What is being asked
The material below should be written out in full and exactly; pictures stay out of the copy.
────
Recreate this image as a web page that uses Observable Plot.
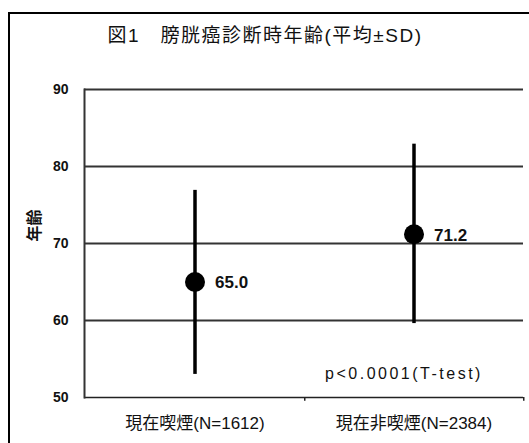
<!DOCTYPE html>
<html>
<head>
<meta charset="utf-8">
<script src="https://cdn.jsdelivr.net/npm/d3@7"></script>
<script src="https://cdn.jsdelivr.net/npm/@observablehq/plot@0.6"></script>
<style>
  html, body { margin: 0; padding: 0; background: #fff; }
  body { position: relative; width: 529px; height: 443px; overflow: hidden;
         font-family: "Liberation Sans", Arial, "Noto Sans CJK JP", sans-serif; }
  #border { position: absolute; left: 8px; top: 12px; width: 540px; height: 450px;
            border-top: 2px solid #000; border-left: 2px solid #000; }
  #title { position: absolute; left: 0; top: 23px; width: 530px; text-align: center;
           font-size: 19px; line-height: 26px; letter-spacing: 1.5px; color: #111; }
  #chart { position: absolute; left: 10px; top: 58px; }
</style>
</head>
<body>
<div id="border"></div>
<div id="title"></div>
<div id="chart"></div>
<script>
const title = "図1　膀胱癌診断時年齢(平均±SD)";
const groups = ["現在喫煙(N=1612)", "現在非喫煙(N=2384)"];
const means = [65.0, 71.2];
const upper = [76.9, 82.9];
const lower = [53.0, 59.6];
const yTicks = [50, 60, 70, 80, 90];
const gridValues = [60, 70, 80, 90];
const yLabel = "年齢";
const pText = "p<0.0001(T-test)";
const pPos = {group: groups[1], y: 53.1};

document.getElementById("title").textContent = title;

const data = groups.map((g, i) => ({group: g, mean: means[i], hi: upper[i], lo: lower[i]}));

const W = 519, H = 385, mL = 74, mR = 6, mT = 31, mB = 46;
const bandHalf = (W - mL - mR) / groups.length / 2;

const chart = Plot.plot({
  width: W, height: H,
  marginLeft: mL, marginRight: mR, marginTop: mT, marginBottom: mB,
  style: {fontFamily: '"Liberation Sans", Arial, "Noto Sans CJK JP", sans-serif', color: "#111", background: "#fff"},
  x: {type: "band", domain: groups, padding: 0, axis: null},
  y: {domain: [50, 90], axis: null},
  marks: [
    Plot.ruleY(gridValues, {stroke: "#333", strokeWidth: 2}),
    Plot.ruleY([50], {stroke: "#222", strokeWidth: 1.5}),
    Plot.frame({anchor: "left", stroke: "#333", strokeWidth: 2}),
    Plot.ruleX(groups, {x: d => d, dx: bandHalf, y1: 50, y2: 49.5, stroke: "#222", strokeWidth: 1.5}),
    Plot.axisY({ticks: yTicks, tickSize: 0, tickPadding: 16, tickFormat: d => String(d),
                fontSize: 14, fontWeight: "bold", label: null}),
    Plot.axisX({tickSize: 0, tickPadding: 19, fontSize: 17, label: null}),
    Plot.text([yLabel], {frameAnchor: "left", text: d => d, rotate: -90, dx: -50, dy: -2,
                fontSize: 16, fontWeight: "bold", fill: "#111"}),
    Plot.ruleX(data, {x: "group", y1: "lo", y2: "hi", stroke: "#000", strokeWidth: 3.5}),
    Plot.dot(data, {x: "group", y: "mean", r: 10, fill: "#000", stroke: null}),
    Plot.text(data, {x: "group", y: "mean", text: d => d.mean.toFixed(1), dx: 20, dy: 1,
                     textAnchor: "start", fontSize: 17, fontWeight: "bold", fill: "#111"}),
    Plot.text([pPos], {x: "group", y: "y", text: () => pText, dx: -10,
                       fontSize: 16, fill: "#111"})
  ]
});
chart.querySelectorAll("text").forEach(t => {
  if (t.textContent === pText) t.setAttribute("letter-spacing", "2.5");
});
document.getElementById("chart").append(chart);
</script>
</body>
</html>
────
Result of this exercise
Recreate this image as a web page that uses Observable Plot.
<!DOCTYPE html>
<html>
<head>
<meta charset="utf-8">
<script src="https://cdn.jsdelivr.net/npm/d3@7"></script>
<script src="https://cdn.jsdelivr.net/npm/@observablehq/plot@0.6"></script>
<style>
  html, body { margin: 0; padding: 0; background: #fff; }
  body { position: relative; width: 529px; height: 443px; overflow: hidden;
         font-family: "Liberation Sans", Arial, "Noto Sans CJK JP", sans-serif; }
  #border { position: absolute; left: 8px; top: 12px; width: 540px; height: 450px;
            border-top: 2px solid #000; border-left: 2px solid #000; }
  #title { position: absolute; left: 0; top: 23px; width: 530px; text-align: center;
           font-size: 19px; line-height: 26px; letter-spacing: 1.5px; color: #111; }
  #chart { position: absolute; left: 10px; top: 58px; }
</style>
</head>
<body>
<div id="border"></div>
<div id="title"></div>
<div id="chart"></div>
<script>
const title = "図1　膀胱癌診断時年齢(平均±SD)";
const groups = ["現在喫煙(N=1612)", "現在非喫煙(N=2384)"];
const means = [65.0, 71.2];
const upper = [76.9, 82.9];
const lower = [53.0, 59.6];
const yTicks = [50, 60, 70, 80, 90];
const gridValues = [60, 70, 80, 90];
const yLabel = "年齢";
const pText = "p<0.0001(T-test)";
const pPos = {group: groups[1], y: 53.1};

document.getElementById("title").textContent = title;

const data = groups.map((g, i) => ({group: g, mean: means[i], hi: upper[i], lo: lower[i]}));

const W = 519, H = 385, mL = 74, mR = 6, mT = 31, mB = 46;
const bandHalf = (W - mL - mR) / groups.length / 2;

const chart = Plot.plot({
  width: W, height: H,
  marginLeft: mL, marginRight: mR, marginTop: mT, marginBottom: mB,
  style: {fontFamily: '"Liberation Sans", Arial, "Noto Sans CJK JP", sans-serif', color: "#111", background: "#fff"},
  x: {type: "band", domain: groups, padding: 0, axis: null},
  y: {domain: [50, 90], axis: null},
  marks: [
    Plot.ruleY(gridValues, {stroke: "#333", strokeWidth: 2}),
    Plot.ruleY([50], {stroke: "#222", strokeWidth: 1.5}),
    Plot.frame({anchor: "left", stroke: "#333", strokeWidth: 2}),
    Plot.ruleX(groups, {x: d => d, dx: bandHalf, y1: 50, y2: 49.5, stroke: "#222", strokeWidth: 1.5}),
    Plot.axisY({ticks: yTicks, tickSize: 0, tickPadding: 16, tickFormat: d => String(d),
                fontSize: 14, fontWeight: "bold", label: null}),
    Plot.axisX({tickSize: 0, tickPadding: 19, fontSize: 17, label: null}),
    Plot.text([yLabel], {frameAnchor: "left", text: d => d, rotate: -90, dx: -50, dy: -2,
                fontSize: 16, fontWeight: "bold", fill: "#111"}),
    Plot.ruleX(data, {x: "group", y1: "lo", y2: "hi", stroke: "#000", strokeWidth: 3.5}),
    Plot.dot(data, {x: "group", y: "mean", r: 10, fill: "#000", stroke: null}),
    Plot.text(data, {x: "group", y: "mean", text: d => d.mean.toFixed(1), dx: 20, dy: 1,
                     textAnchor: "start", fontSize: 17, fontWeight: "bold", fill: "#111"}),
    Plot.text([pPos], {x: "group", y: "y", text: () => pText, dx: -10,
                       fontSize: 16, fill: "#111"})
  ]
});
chart.querySelectorAll("text").forEach(t => {
  if (t.textContent === pText) t.setAttribute("letter-spacing", "2.5");
});
document.getElementById("chart").append(chart);
</script>
</body>
</html>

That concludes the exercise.